I searched for "film photography" on youtube, and the next thing I know is a package full of 35mm film rolls waiting for me.
We're used to taking pictures with our phones these days, which is the opposite: ordinary, inexpensive, and instantaneous.
You can probably get a good SLR camera and lens for as cheap as 50€ (and you may find your dad's old one in your garage for free anyway). But then the film rolls will cost you around 1€ per shot. How many pictures do you have in the gallery of your phone? Imagine if you had to pay 1€ for each of them. So, when you take a picture on film, you care about it, it must be special and mean something to you.
It's only once you've finished with your roll (usually after 24 or 36 shots), that you take it out and proceed to the next step, the development. Furthermore, if you don't develop the film yourself and give it to a professional laboratory instead (and this is probably what you'll do at least for the beginning months of your film photography journey), it will take 3-7 days before you'll finally see your pictures.

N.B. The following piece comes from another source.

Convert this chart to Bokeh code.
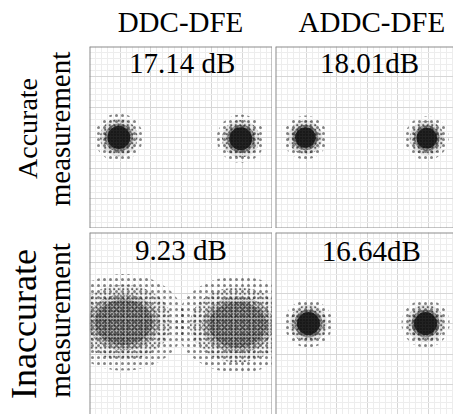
import math
from bokeh.plotting import figure
from bokeh.layouts import gridplot
from bokeh.models import Label, Grid, SingleIntervalTicker, ColumnDataSource, Span
from bokeh.embed import file_html
from bokeh.resources import INLINE

# ---------------- data ----------------
column_titles = ["DDC-DFE", "ADDC-DFE"]
row_titles = [["Accurate", "measurement"], ["Inaccurate", "measurement"]]
snr_labels = ["17.14 dB", "18.01dB", "9.23 dB", "16.64dB"]

# BPSK cluster centres: [left symbol, right symbol]
center_x = [[-1.02, 0.98], [-1.01, 0.98], [-0.94, 0.93], [-0.96, 0.96]]
center_y = [[0.00, -0.02], [0.00, -0.01], [0.02, -0.02], [0.00, 0.00]]
# estimated spread (std) of each cloud, per panel
spread_x = [0.11, 0.10, 0.28, 0.11]
spread_y = [0.11, 0.10, 0.22, 0.11]
core_density = [0.95, 0.95, 0.28, 0.95]

# ---------------- layout ----------------
S = 61.0  # pixels per unit
FONT = "Liberation Serif"
SHIFT = 0.37  # em; the svg text sits lower than the alphabetic baseline
# (min_border_left, min_border_top, frame_w, frame_h)
frames = [(0, 0, 183, 182), (3, 0, 178, 182), (0, 4, 183, 182), (3, 4, 178, 182)]
# visible frame edges (left, top, right, bottom); the others are cropped in the source
edges = [(1, 1, 1, 1), (1, 1, 0, 1), (1, 1, 1, 0), (1, 1, 0, 0)]
snr_x = [0.02, 0.04, 0.0, 0.07]
snr_drop = [27, 27, 28, 29]

# density layers: (k*sigma, fill alpha factor, hatch_scale, hatch_alpha)
layers = [(3.6, 0.0, 6.0, 0.55), (2.8, 0.10, 4.5, 0.7), (2.1, 0.45, 3.0, 0.8), (1.7, 1.0, None, 0)]


def blank(w, h):
    f = figure(width=w, height=h, x_range=(0, w), y_range=(0, h),
               x_axis_location=None, y_axis_location=None, toolbar_location=None,
               output_backend="svg", min_border=0)
    f.title.visible = False
    f.xgrid.visible = False
    f.ygrid.visible = False
    f.outline_line_color = None
    f.background_fill_color = "white"
    f.border_fill_color = "white"
    return f


panels = []
for i, (bl, bt, fw, fh) in enumerate(frames):
    x0 = -1.5
    x1 = x0 + fw / S
    y1 = (fh / 2) / S
    y0 = -y1
    p = figure(width=bl + fw, height=bt + fh, x_range=(x0, x1), y_range=(y0, y1),
               x_axis_location=None, y_axis_location=None, toolbar_location=None,
               output_backend="svg", min_border_left=bl, min_border_top=bt,
               min_border_right=0, min_border_bottom=0)
    p.title.visible = False
    p.background_fill_color = "white"
    p.border_fill_color = "white"
    p.outline_line_color = None
    for dim in (0, 1):
        g = Grid(dimension=dim, ticker=SingleIntervalTicker(interval=0.5, num_minor_ticks=5),
                 grid_line_color="#d6d6d6", grid_line_width=1,
                 minor_grid_line_color="#ededed", minor_grid_line_width=1)
        p.add_layout(g)

    src = ColumnDataSource(dict(x=center_x[i], y=center_y[i]))
    for k, fa, hs, ha in layers:
        w = 2 * k * spread_x[i]
        h = 2 * k * spread_y[i]
        if hs is not None:
            p.ellipse(x="x", y="y", width=w, height=h, source=src,
                      fill_color="#2a2a2a", fill_alpha=fa * core_density[i], line_color=None,
                      hatch_pattern="dot", hatch_scale=hs, hatch_color="#1e1e1e",
                      hatch_alpha=ha, hatch_weight=1)
        else:
            p.ellipse(x="x", y="y", width=w, height=h, source=src,
                      fill_color="#1e1e1e", fill_alpha=core_density[i], line_color=None,
                      hatch_pattern="dot", hatch_scale=3.0, hatch_color="#000000",
                      hatch_alpha=0.6, hatch_weight=1)

    L, T, R, B = edges[i]
    for on, loc, dim in ((L, x0, "height"), (R, x1, "height"), (T, y1, "width"), (B, y0, "width")):
        if on:
            p.add_layout(Span(location=loc, dimension=dim, line_color="#8c8c8c", line_width=2))

    p.add_layout(Label(x=snr_x[i], y=y1 - (snr_drop[i] - SHIFT * 29) / S, text=snr_labels[i],
                       text_font=FONT, text_font_size="29px", text_align="center",
                       text_baseline="alphabetic", text_color="black"))
    panels.append(p)

# header figures (column titles)
hdr_w = [183, 181]
hdr_x = [91, 98]
headers = []
for c in range(2):
    h = blank(hdr_w[c], 46)
    h.add_layout(Label(x=hdr_x[c], y=14 + SHIFT * 29, text=column_titles[c],
                       text_font=FONT, text_font_size="29px", text_align="center",
                       text_baseline="alphabetic", text_color="black"))
    headers.append(h)

# row label figures
row_h = [182, 186]
row_font = [[28, 29], [36, 29]]
row_y = [[100, 99.5], [92.5, 96]]
row_xb = [37, 70]
rows = []
for r in range(2):
    f = blank(89, row_h[r])
    for j in range(2):
        fs = row_font[r][j]
        f.add_layout(Label(x=row_xb[j] - SHIFT * fs, y=row_y[r][j], text=row_titles[r][j],
                           angle=math.pi / 2, text_font=FONT, text_font_size=f"{fs}px",
                           text_align="center", text_baseline="alphabetic", text_color="black"))
    rows.append(f)

corner = blank(89, 46)

grid = gridplot([[corner, headers[0], headers[1]],
                 [rows[0], panels[0], panels[1]],
                 [rows[1], panels[2], panels[3]]], toolbar_location=None)

open("out.html", "w").write(file_html(grid, INLINE))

Imagine the curiosity and surprise involved in the process! Then, look at a couple of film photos: I don't know what is it about them, but they just look so different, are so beautiful, and feel so nostalgic. The colors, the grain, the imperfections, the process. It's just magic.
The generalized idea is true for relationships too. We appreciate our pictures more when we have to wait and work and make an effort for them (e.g. film photography) rather than when we passively take them out of habit and don't care too much about them (e.g. casually getting our phone out of our pocket and shooting a random picture of a moment). Similarly, we think we want a partner who will make us happy, but we really want is someone who's capable of making us suffer in pleasurable ways that feel somehow familiar to us.